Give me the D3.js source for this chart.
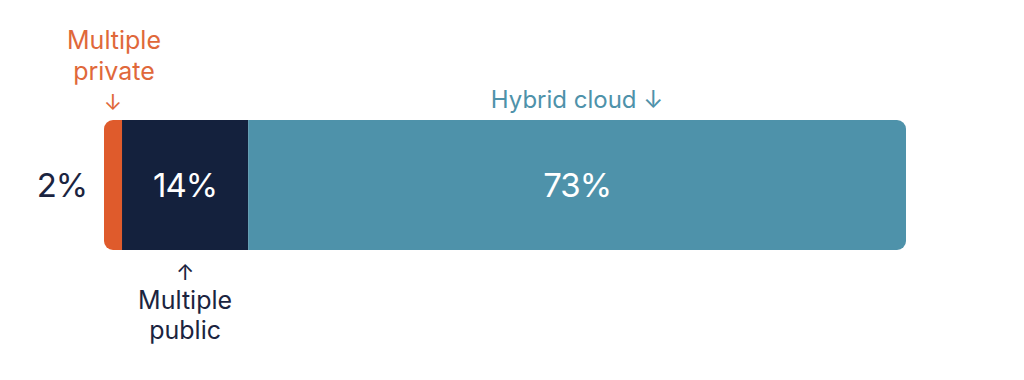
<!DOCTYPE html>
<html lang='en'>
<head>
<meta charset='utf-8'>
<script src='https://cdnjs.cloudflare.com/ajax/libs/d3/7.8.5/d3.min.js'></script>
<title>Cloud strategy</title>
<style>
body {
   margin:0;
   background:white;
   overflow:hidden;
}
text {
   font-family:'Inter', 'Lato', sans-serif;
}
</style>
</head>
<body>
<script>
var categories = ['Multiple private', 'Multiple public', 'Hybrid cloud'];
var values = [2, 14, 73];
var valueLabels = ['2%', '14%', '73%'];
var colors = ['#DF5B2C', '#14213D', '#4E92AA'];

var width = 1024, height = 380;
var barTop = 120, barH = 130;
var rad = 9;

var svg = d3.select('body')
            .append('svg')
            .attr('width', width)
            .attr('height', height);

// cumulative offsets for the stack
var segs = [];
var acc = 0;
for (var i = 0; i < values.length; i++) {
   segs.push({name : categories[i], v : values[i], x0 : acc, x1 : acc + values[i], label : valueLabels[i], col : colors[i]});
   acc += values[i];
}

var x = d3.scaleLinear().domain([0, acc]).range([104, 906]);

svg.append('clipPath').attr('id', 'barClip')
   .append('rect')
   .attr('x', x(0)).attr('y', barTop)
   .attr('width', x(acc) - x(0)).attr('height', barH)
   .attr('rx', rad).attr('ry', rad);

svg.append('g').attr('clip-path', 'url(#barClip)')
   .selectAll('rect')
   .data(segs)
   .enter()
   .append('rect')
   .attr('x', function(d){return x(d.x0);})
   .attr('y', barTop)
   .attr('width', function(d){return x(d.x1) - x(d.x0);})
   .attr('height', barH)
   .style('fill', function(d){return d.col;});

var midY = barTop + barH / 2 + 12;
function mid(d) {return (x(d.x0) + x(d.x1)) / 2;}

// 2% sits outside, others inside
svg.append('text')
   .attr('x', x(0) - 42).attr('y', midY)
   .attr('text-anchor', 'middle')
   .style('font-size', '33px').style('fill', '#1B2440')
   .style('letter-spacing', '-1px')
   .text(segs[0].label);
svg.selectAll('.inlabel')
   .data(segs.slice(1))
   .enter()
   .append('text')
   .attr('class', 'inlabel')
   .attr('x', mid).attr('y', midY)
   .attr('text-anchor', 'middle')
   .style('font-size', '33px').style('fill', 'white')
   .style('letter-spacing', '-1px')
   .text(function(d){return d.label;});

// multiple private, above
var priv = svg.append('text')
   .attr('text-anchor', 'middle')
   .style('font-size', '25px').style('fill', '#E0683A');
priv.append('tspan').attr('x', mid(segs[0]) + 1).attr('y', 49).text('Multiple');
priv.append('tspan').attr('x', mid(segs[0]) + 1).attr('y', 80).text('private');
priv.append('tspan').attr('x', mid(segs[0])).attr('y', 110).style('font-size', '22px').text('\u2193');

// multiple public, below
var pub = svg.append('text')
   .attr('text-anchor', 'middle')
   .style('font-size', '25px').style('fill', '#1B2440');
pub.append('tspan').attr('x', mid(segs[1])).attr('y', 280).style('font-size', '22px').text('\u2191');
pub.append('tspan').attr('x', mid(segs[1])).attr('y', 309).text('Multiple');
pub.append('tspan').attr('x', mid(segs[1])).attr('y', 339).text('public');

// hybrid cloud
svg.append('text')
   .attr('x', mid(segs[2])).attr('y', 108)
   .attr('text-anchor', 'middle')
   .style('font-size', '24px').style('fill', '#4E92AA')
   .text(segs[2].name + ' \u2193');
</script>
</body>
</html>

++++++

[WHAT YOU NEED TO DO]:
Copy the material shown above in full and exactly. Skip the pictures.

[RESULT OF THE EXERCISE]:
Give me the D3.js source for this chart.
<!DOCTYPE html>
<html lang='en'>
<head>
<meta charset='utf-8'>
<script src='https://cdnjs.cloudflare.com/ajax/libs/d3/7.8.5/d3.min.js'></script>
<title>Cloud strategy</title>
<style>
body {
   margin:0;
   background:white;
   overflow:hidden;
}
text {
   font-family:'Inter', 'Lato', sans-serif;
}
</style>
</head>
<body>
<script>
var categories = ['Multiple private', 'Multiple public', 'Hybrid cloud'];
var values = [2, 14, 73];
var valueLabels = ['2%', '14%', '73%'];
var colors = ['#DF5B2C', '#14213D', '#4E92AA'];

var width = 1024, height = 380;
var barTop = 120, barH = 130;
var rad = 9;

var svg = d3.select('body')
            .append('svg')
            .attr('width', width)
            .attr('height', height);

// cumulative offsets for the stack
var segs = [];
var acc = 0;
for (var i = 0; i < values.length; i++) {
   segs.push({name : categories[i], v : values[i], x0 : acc, x1 : acc + values[i], label : valueLabels[i], col : colors[i]});
   acc += values[i];
}

var x = d3.scaleLinear().domain([0, acc]).range([104, 906]);

svg.append('clipPath').attr('id', 'barClip')
   .append('rect')
   .attr('x', x(0)).attr('y', barTop)
   .attr('width', x(acc) - x(0)).attr('height', barH)
   .attr('rx', rad).attr('ry', rad);

svg.append('g').attr('clip-path', 'url(#barClip)')
   .selectAll('rect')
   .data(segs)
   .enter()
   .append('rect')
   .attr('x', function(d){return x(d.x0);})
   .attr('y', barTop)
   .attr('width', function(d){return x(d.x1) - x(d.x0);})
   .attr('height', barH)
   .style('fill', function(d){return d.col;});

var midY = barTop + barH / 2 + 12;
function mid(d) {return (x(d.x0) + x(d.x1)) / 2;}

// 2% sits outside, others inside
svg.append('text')
   .attr('x', x(0) - 42).attr('y', midY)
   .attr('text-anchor', 'middle')
   .style('font-size', '33px').style('fill', '#1B2440')
   .style('letter-spacing', '-1px')
   .text(segs[0].label);
svg.selectAll('.inlabel')
   .data(segs.slice(1))
   .enter()
   .append('text')
   .attr('class', 'inlabel')
   .attr('x', mid).attr('y', midY)
   .attr('text-anchor', 'middle')
   .style('font-size', '33px').style('fill', 'white')
   .style('letter-spacing', '-1px')
   .text(function(d){return d.label;});

// multiple private, above
var priv = svg.append('text')
   .attr('text-anchor', 'middle')
   .style('font-size', '25px').style('fill', '#E0683A');
priv.append('tspan').attr('x', mid(segs[0]) + 1).attr('y', 49).text('Multiple');
priv.append('tspan').attr('x', mid(segs[0]) + 1).attr('y', 80).text('private');
priv.append('tspan').attr('x', mid(segs[0])).attr('y', 110).style('font-size', '22px').text('\u2193');

// multiple public, below
var pub = svg.append('text')
   .attr('text-anchor', 'middle')
   .style('font-size', '25px').style('fill', '#1B2440');
pub.append('tspan').attr('x', mid(segs[1])).attr('y', 280).style('font-size', '22px').text('\u2191');
pub.append('tspan').attr('x', mid(segs[1])).attr('y', 309).text('Multiple');
pub.append('tspan').attr('x', mid(segs[1])).attr('y', 339).text('public');

// hybrid cloud
svg.append('text')
   .attr('x', mid(segs[2])).attr('y', 108)
   .attr('text-anchor', 'middle')
   .style('font-size', '24px').style('fill', '#4E92AA')
   .text(segs[2].name + ' \u2193');
</script>
</body>
</html>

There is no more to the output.